Elliott Marsh (BSA ’02, MAL ’11) is highly involved in his alma mater, serving on the board of directors of the University of Georgia Alumni Association and having been a president of the College of Agricultural and Environmental Sciences Alumni Association, but his most recent commitment to the university is among his most personal.
For nearly eight years, Elliott’s father, Chris Marsh, suffered from Lewy Body Dementia and Alzheimer’s Disease. His mother, Annette Marsh, was Chris’s primary caretaker until she unexpectedly passed away from cancer. Throughout her husband’s illness, Annette struggled to find a diagnosis, care assistance at home and general information on care for dementia.

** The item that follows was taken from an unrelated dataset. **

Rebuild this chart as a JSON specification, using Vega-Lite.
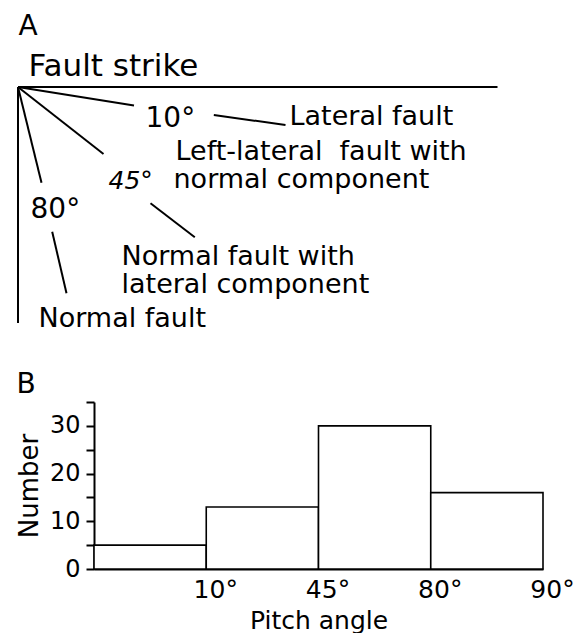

“My mom stood behind my dad, probably to her detriment,” said Elliott. “She sheltered all of us from some of the symptoms and issues that went along with his dementia and did not want it to take away from our lives.”
Following his father’s passing, Elliott, his wife Christy (BBA ’02), and their daughters Adison—a UGA student—and Annalee wanted to find a way to honor Chris and Annette’s memory while helping other families with similar medical histories. This drew the two to the UGA Cognitive Aging Research and Education (CARE) Center.
The CARE Center, a unit within the Institute of Gerontology in the College of Public Health, is a clinical, research and outreach space that delivers education on dementia risk reduction, conducts cutting-edge research and provides planning and support for persons with dementia and their care partners. Their team works to change dementia education, diagnosis, and support — expanding services to rural and underserved communities across the state. The mission of the CARE Center hit the Marshes close to home.
At a UGA Alumni Association board meeting last January, Elliott found himself in the College of Public Health listening to Marsha Davis, dean of the college, discuss the CARE Center and the impact it planned on having.
“I remember sitting there and almost starting to cry,” said Elliott. “What she described was exactly what my family needed.”
This impactful meeting convinced the Marshes that the CARE Center had the ability to affect millions across the state and the country suffering from dementia just like Elliott’s father. In memory of his parents, Elliott and Christy made a $25,000 gift to create the Chris and Annette Marsh CARE Center Student Support Fund to further the CARE Center’s life-changing mission.
“CARE faculty, staff and students see dementia differently,” said Dr. Lisa Renzi-Hammond, co-director of the CARE Center. “We see a Georgia with less care crisis, more access to early and accurate diagnosis, and in the long run, less dementia.”
“The Marsh family sees the same Georgia that we do, and their gift enables us to take students to the communities that need us most, allow students to see the beauty of Georgia’s rural communities, and form meaningful relationships with people in our rural communities that will change how our students approach their careers in health.”
Those who share the Marshes’ and the CARE Center’s aim to improve dementia outcomes can donate to the Chris and Annette Marsh CARE Center Student Support Fund.
“My parents modeled many traits in their lives including compassion, sacrifice, and commitment,” said Elliott. “They taught us to dream, care and counsel. Most of all they demonstrated and lived an undying love for each other and us. They touched many people in their lives, and I hope this gift helps to carry on that legacy of generosity and provide comfort to others in need.”